**Direction**
All the data must come back unchanged, except that pictures are left out.

**Given data**
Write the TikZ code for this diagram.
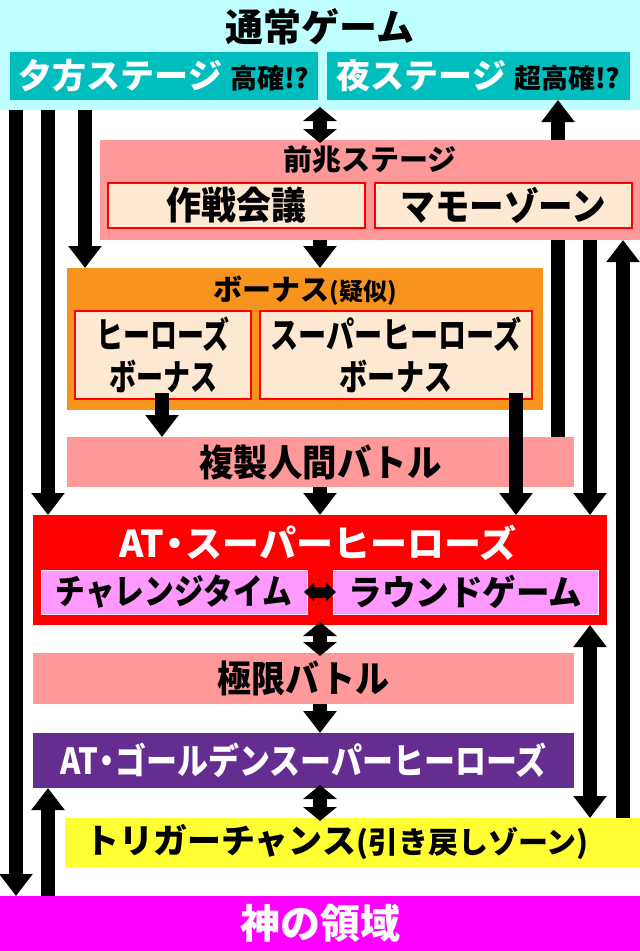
\documentclass[tikz,border=0pt]{standalone}
\usepackage{fontspec}
\usepackage{graphicx}
\usepackage{xcolor}
\usepackage{tikz}
\usetikzlibrary{arrows.meta}
\IfFontExistsTF{Noto Sans CJK JP Black}{\newfontfamily\jp{Noto Sans CJK JP Black}}{%
  \IfFontExistsTF{Noto Sans CJK JP Bold}{\newfontfamily\jp{Noto Sans CJK JP Bold}[FakeBold=1]}{\newfontfamily\jp{Noto Sans CJK JP}[FakeBold=2]}}
\definecolor{cyanbg}{HTML}{BFFFFF}
\definecolor{teal}{HTML}{00BEBE}
\definecolor{pinkbg}{HTML}{FF9999}
\definecolor{peach}{HTML}{FDE8D2}
\definecolor{orangebg}{HTML}{F7941D}
\definecolor{violet}{HTML}{FF99FF}
\definecolor{purplebg}{HTML}{662D91}
\definecolor{yellowbg}{HTML}{FFFF33}
\definecolor{magentabg}{HTML}{FF00FF}
\newcommand{\fs}[1]{\fontsize{#1}{#1}\selectfont}
\newcommand{\sq}[2]{\scalebox{#1}[1]{#2}}
\newcommand{\atdot}{\hspace{-8pt}・\hspace{-8pt}}

\begin{document}
\begin{tikzpicture}[x=1pt,y=-1pt,
    panel/.style={inner sep=0pt,outer sep=0pt,font=\jp},
    subbox/.style={panel,fill=peach,draw=red,line width=1.5pt,align=center},
    pinkbox/.style={panel,fill=violet,draw=white!80!violet,line width=1pt},
    arr/.style={line width=14pt,-{Triangle[width=32pt,length=22pt]}},
    dbl/.style={line width=14pt,{Triangle[width=33pt,length=14pt]}-{Triangle[width=33pt,length=14pt]},shorten <=-3pt,shorten >=-3pt},
    bar/.style={line width=14pt}]
    \useasboundingbox (0,0) rectangle (640,951);
    \node[panel,fill=cyanbg,minimum width=640pt,minimum height=110pt] (band) at (320,55) {};
    \node[panel] (tsujo) at (320,27) {\fs{38}通常ゲーム};
    \node[panel,fill=teal,minimum width=308pt,minimum height=48pt] (yuugata) at (164,76)
        {{\fs{34}\color{white}夕方ステージ}\hspace{8pt}{\fs{27}高確!?}};
    \node[panel,fill=teal,minimum width=303pt,minimum height=48pt] (yoru) at (478.5,76)
        {{\fs{34}\color{white}夜ステージ}\hspace{8pt}{\fs{27}超高確!?}};

    \node[panel,fill=pinkbg,minimum width=540pt,minimum height=100pt] (zencho) at (370,190) {};
    \node[panel] (zenchoT) at (370,160) {\fs{29}前兆ステージ};
    \node[subbox,minimum width=257pt,minimum height=45pt] (sakusen) at (236.5,205.5) {\sq{0.92}{\fs{38}作戦会議}};
    \node[subbox,minimum width=257pt,minimum height=45pt] (mamo) at (503.5,205.5) {\sq{0.91}{\fs{38}マモーゾーン}};

    \node[panel,fill=orangebg,minimum width=476pt,minimum height=142pt] (bonus) at (305,339) {};
    \node[panel] (bonusT) at (305,291) {{\fs{29}ボーナス}{\fs{24}(疑似)}};
    \node[subbox,minimum width=176pt,minimum height=88pt,font=\jp\fontsize{36}{42}\selectfont] (heroes) at (163,355)
        {\sq{0.75}{ヒーローズ}\\\sq{0.75}{ボーナス}};
    \node[subbox,minimum width=272pt,minimum height=88pt,font=\jp\fontsize{36}{42}\selectfont] (superheroes) at (396,355)
        {\sq{0.78}{スーパーヒーローズ}\\\sq{0.78}{ボーナス}};

    \node[panel,fill=pinkbg,minimum width=507pt,minimum height=50pt] (fukusei) at (320.5,462) {\sq{0.93}{\fs{37}複製人間バトル}};

    \node[panel,fill=red,minimum width=574pt,minimum height=110pt] (at) at (320,570) {};
    \node[panel] (atT) at (318,543) {\fs{37}\color{white}AT\atdot スーパーヒーローズ};
    \node[pinkbox,minimum width=266pt,minimum height=44pt] (challenge) at (174,592) {\sq{0.85}{\fs{35}チャレンジタイム}};
    \node[pinkbox,minimum width=265pt,minimum height=44pt] (round) at (465.5,592) {\sq{0.96}{\fs{35}ラウンドゲーム}};

    \node[panel,fill=pinkbg,minimum width=541pt,minimum height=51pt] (kyokugen) at (303.5,678.5) {\sq{0.92}{\fs{37}極限バトル}};
    \node[panel,fill=purplebg,minimum width=541pt,minimum height=55pt] (golden) at (303.5,760.5)
        {\color{white}\sq{0.86}{\fs{36}AT\atdot ゴールデンスーパーヒーローズ}};
    \node[panel,fill=yellowbg,minimum width=575pt,minimum height=49pt] (trigger) at (352.5,842.5) {};
    \node[panel] (triggerT) at (337,842) {{\fs{34}トリガーチャンス}{\fs{30}(引き戻しゾーン)}};
    \node[panel,fill=magentabg,minimum width=640pt,minimum height=55pt] (kami) at (320,923.5) {\color{white}\fs{40}神の領域};

    \coordinate (c1) at (16,0);
    \coordinate (c2) at (48,0);
    \coordinate (c3) at (85,0);
    \coordinate (cs) at (162,0);
    \coordinate (cm) at (320,0);
    \coordinate (ch) at (516,0);
    \coordinate (ce) at (558,0);
    \coordinate (cf) at (590,0);
    \coordinate (cg) at (623,0);

    \draw[arr] (band.south -| c1) -- (kami.north -| c1);
    \draw[arr] (band.south -| c2) -- (at.north -| c2);
    \draw[arr] (band.south -| c3) -- (bonus.north -| c3);
    \draw[dbl] (band.south -| cm) -- (zencho.north -| cm);
    \draw[arr] (zencho.north -| ce) -- (yoru.south -| ce);
    \draw[bar] (fukusei.north -| ce) -- (zencho.south -| ce);
    \draw[arr] (zencho.south -| cm) -- (bonus.north -| cm);
    \draw[arr] (zencho.south -| cf) -- (at.north -| cf);
    \draw[arr] (trigger.north -| cg) -- (zencho.south -| cg);
    \draw[arr,shorten <=-6pt] (heroes.south -| cs) -- (fukusei.north -| cs);
    \draw[arr,shorten <=-6pt] (superheroes.south -| ch) -- (at.north -| ch);
    \draw[arr] (fukusei.south -| cm) -- (at.north -| cm);
    \draw[line width=11pt,{Triangle[width=18pt,length=10pt]}-{Triangle[width=18pt,length=10pt]},shorten <=-3pt,shorten >=-3pt]
        (challenge.east) -- (round.west);
    \draw[dbl] (at.south -| cm) -- (kyokugen.north -| cm);
    \draw[arr] (kyokugen.south -| cm) -- (golden.north -| cm);
    \draw[dbl] (golden.south -| cm) -- (trigger.north -| cm);
    \draw[line width=14pt,{Triangle[width=32pt,length=22pt]}-{Triangle[width=32pt,length=22pt]}]
        (at.south -| cf) -- (trigger.north -| cf);
    \draw[arr] (kami.north -| c2) -- (golden.south -| c2);
\end{tikzpicture}
\end{document}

**Result for this exercise**
Write the TikZ code for this diagram.
\documentclass[tikz,border=0pt]{standalone}
\usepackage{fontspec}
\usepackage{graphicx}
\usepackage{xcolor}
\usepackage{tikz}
\usetikzlibrary{arrows.meta}
\IfFontExistsTF{Noto Sans CJK JP Black}{\newfontfamily\jp{Noto Sans CJK JP Black}}{%
  \IfFontExistsTF{Noto Sans CJK JP Bold}{\newfontfamily\jp{Noto Sans CJK JP Bold}[FakeBold=1]}{\newfontfamily\jp{Noto Sans CJK JP}[FakeBold=2]}}
\definecolor{cyanbg}{HTML}{BFFFFF}
\definecolor{teal}{HTML}{00BEBE}
\definecolor{pinkbg}{HTML}{FF9999}
\definecolor{peach}{HTML}{FDE8D2}
\definecolor{orangebg}{HTML}{F7941D}
\definecolor{violet}{HTML}{FF99FF}
\definecolor{purplebg}{HTML}{662D91}
\definecolor{yellowbg}{HTML}{FFFF33}
\definecolor{magentabg}{HTML}{FF00FF}
\newcommand{\fs}[1]{\fontsize{#1}{#1}\selectfont}
\newcommand{\sq}[2]{\scalebox{#1}[1]{#2}}
\newcommand{\atdot}{\hspace{-8pt}・\hspace{-8pt}}

\begin{document}
\begin{tikzpicture}[x=1pt,y=-1pt,
    panel/.style={inner sep=0pt,outer sep=0pt,font=\jp},
    subbox/.style={panel,fill=peach,draw=red,line width=1.5pt,align=center},
    pinkbox/.style={panel,fill=violet,draw=white!80!violet,line width=1pt},
    arr/.style={line width=14pt,-{Triangle[width=32pt,length=22pt]}},
    dbl/.style={line width=14pt,{Triangle[width=33pt,length=14pt]}-{Triangle[width=33pt,length=14pt]},shorten <=-3pt,shorten >=-3pt},
    bar/.style={line width=14pt}]
    \useasboundingbox (0,0) rectangle (640,951);
    \node[panel,fill=cyanbg,minimum width=640pt,minimum height=110pt] (band) at (320,55) {};
    \node[panel] (tsujo) at (320,27) {\fs{38}通常ゲーム};
    \node[panel,fill=teal,minimum width=308pt,minimum height=48pt] (yuugata) at (164,76)
        {{\fs{34}\color{white}夕方ステージ}\hspace{8pt}{\fs{27}高確!?}};
    \node[panel,fill=teal,minimum width=303pt,minimum height=48pt] (yoru) at (478.5,76)
        {{\fs{34}\color{white}夜ステージ}\hspace{8pt}{\fs{27}超高確!?}};

    \node[panel,fill=pinkbg,minimum width=540pt,minimum height=100pt] (zencho) at (370,190) {};
    \node[panel] (zenchoT) at (370,160) {\fs{29}前兆ステージ};
    \node[subbox,minimum width=257pt,minimum height=45pt] (sakusen) at (236.5,205.5) {\sq{0.92}{\fs{38}作戦会議}};
    \node[subbox,minimum width=257pt,minimum height=45pt] (mamo) at (503.5,205.5) {\sq{0.91}{\fs{38}マモーゾーン}};

    \node[panel,fill=orangebg,minimum width=476pt,minimum height=142pt] (bonus) at (305,339) {};
    \node[panel] (bonusT) at (305,291) {{\fs{29}ボーナス}{\fs{24}(疑似)}};
    \node[subbox,minimum width=176pt,minimum height=88pt,font=\jp\fontsize{36}{42}\selectfont] (heroes) at (163,355)
        {\sq{0.75}{ヒーローズ}\\\sq{0.75}{ボーナス}};
    \node[subbox,minimum width=272pt,minimum height=88pt,font=\jp\fontsize{36}{42}\selectfont] (superheroes) at (396,355)
        {\sq{0.78}{スーパーヒーローズ}\\\sq{0.78}{ボーナス}};

    \node[panel,fill=pinkbg,minimum width=507pt,minimum height=50pt] (fukusei) at (320.5,462) {\sq{0.93}{\fs{37}複製人間バトル}};

    \node[panel,fill=red,minimum width=574pt,minimum height=110pt] (at) at (320,570) {};
    \node[panel] (atT) at (318,543) {\fs{37}\color{white}AT\atdot スーパーヒーローズ};
    \node[pinkbox,minimum width=266pt,minimum height=44pt] (challenge) at (174,592) {\sq{0.85}{\fs{35}チャレンジタイム}};
    \node[pinkbox,minimum width=265pt,minimum height=44pt] (round) at (465.5,592) {\sq{0.96}{\fs{35}ラウンドゲーム}};

    \node[panel,fill=pinkbg,minimum width=541pt,minimum height=51pt] (kyokugen) at (303.5,678.5) {\sq{0.92}{\fs{37}極限バトル}};
    \node[panel,fill=purplebg,minimum width=541pt,minimum height=55pt] (golden) at (303.5,760.5)
        {\color{white}\sq{0.86}{\fs{36}AT\atdot ゴールデンスーパーヒーローズ}};
    \node[panel,fill=yellowbg,minimum width=575pt,minimum height=49pt] (trigger) at (352.5,842.5) {};
    \node[panel] (triggerT) at (337,842) {{\fs{34}トリガーチャンス}{\fs{30}(引き戻しゾーン)}};
    \node[panel,fill=magentabg,minimum width=640pt,minimum height=55pt] (kami) at (320,923.5) {\color{white}\fs{40}神の領域};

    \coordinate (c1) at (16,0);
    \coordinate (c2) at (48,0);
    \coordinate (c3) at (85,0);
    \coordinate (cs) at (162,0);
    \coordinate (cm) at (320,0);
    \coordinate (ch) at (516,0);
    \coordinate (ce) at (558,0);
    \coordinate (cf) at (590,0);
    \coordinate (cg) at (623,0);

    \draw[arr] (band.south -| c1) -- (kami.north -| c1);
    \draw[arr] (band.south -| c2) -- (at.north -| c2);
    \draw[arr] (band.south -| c3) -- (bonus.north -| c3);
    \draw[dbl] (band.south -| cm) -- (zencho.north -| cm);
    \draw[arr] (zencho.north -| ce) -- (yoru.south -| ce);
    \draw[bar] (fukusei.north -| ce) -- (zencho.south -| ce);
    \draw[arr] (zencho.south -| cm) -- (bonus.north -| cm);
    \draw[arr] (zencho.south -| cf) -- (at.north -| cf);
    \draw[arr] (trigger.north -| cg) -- (zencho.south -| cg);
    \draw[arr,shorten <=-6pt] (heroes.south -| cs) -- (fukusei.north -| cs);
    \draw[arr,shorten <=-6pt] (superheroes.south -| ch) -- (at.north -| ch);
    \draw[arr] (fukusei.south -| cm) -- (at.north -| cm);
    \draw[line width=11pt,{Triangle[width=18pt,length=10pt]}-{Triangle[width=18pt,length=10pt]},shorten <=-3pt,shorten >=-3pt]
        (challenge.east) -- (round.west);
    \draw[dbl] (at.south -| cm) -- (kyokugen.north -| cm);
    \draw[arr] (kyokugen.south -| cm) -- (golden.north -| cm);
    \draw[dbl] (golden.south -| cm) -- (trigger.north -| cm);
    \draw[line width=14pt,{Triangle[width=32pt,length=22pt]}-{Triangle[width=32pt,length=22pt]}]
        (at.south -| cf) -- (trigger.north -| cf);
    \draw[arr] (kami.north -| c2) -- (golden.south -| c2);
\end{tikzpicture}
\end{document}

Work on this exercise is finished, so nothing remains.